1. grammatical auxiliaries (be, do ,have) are part of grammatical constructions, but carry little meaning. (be followed by an -ing participle marks the progressive aspect, be followed by a past participle marks the passive voice, and have followed by a past participle marks the perfective aspect.)
2. modal auxiliaries (may/might, can/could, shall/should, will/would, must, ought to) are not part of grammatical constructions, but express modal meanings.
lexical verb (or main verb): a verb which refers to an action, activity, event, or state, and is capable of being the main verb in a verb phrase.
finite verb: a verb which is marked for tense (present or past) or modality. A finite verb phrase is a verb phrase with a finite verb in it. There can only be one finite verb in a verb phrase, and unless the verb phrase is simple, the finite is always the (first) auxiliary. All modals are finite.
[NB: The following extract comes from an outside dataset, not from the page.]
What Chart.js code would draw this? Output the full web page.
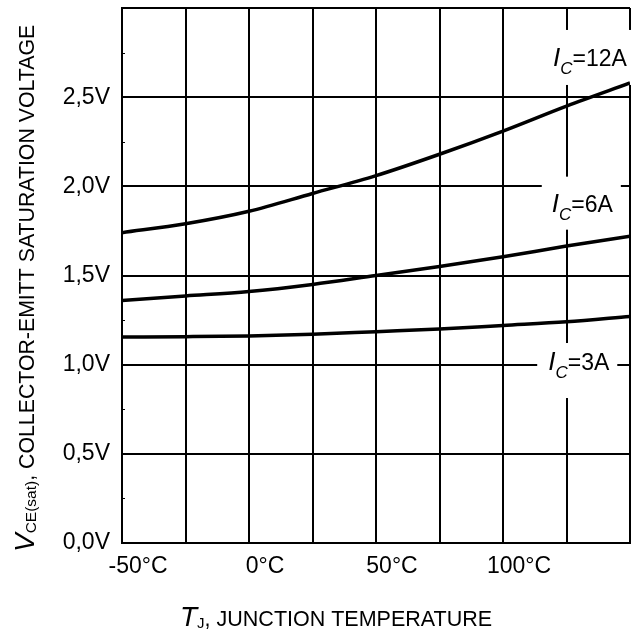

A verb in the imperative is also finite.
non-finite verb: a verb which is not marked for tense or modality. The non-finite verb forms are the infinitive, the past participle and the ing-participle. E.g. (to) write, written, writing. Non-finite forms can combine with each other in non-finite verb phrases, e.g. having written, having been written, being written. Non-finite forms can also combine with finite ones in finite verb phrases (in which case the finite verb comes first), e.g. has been writing, (he) had been writing, (the book) will have been written.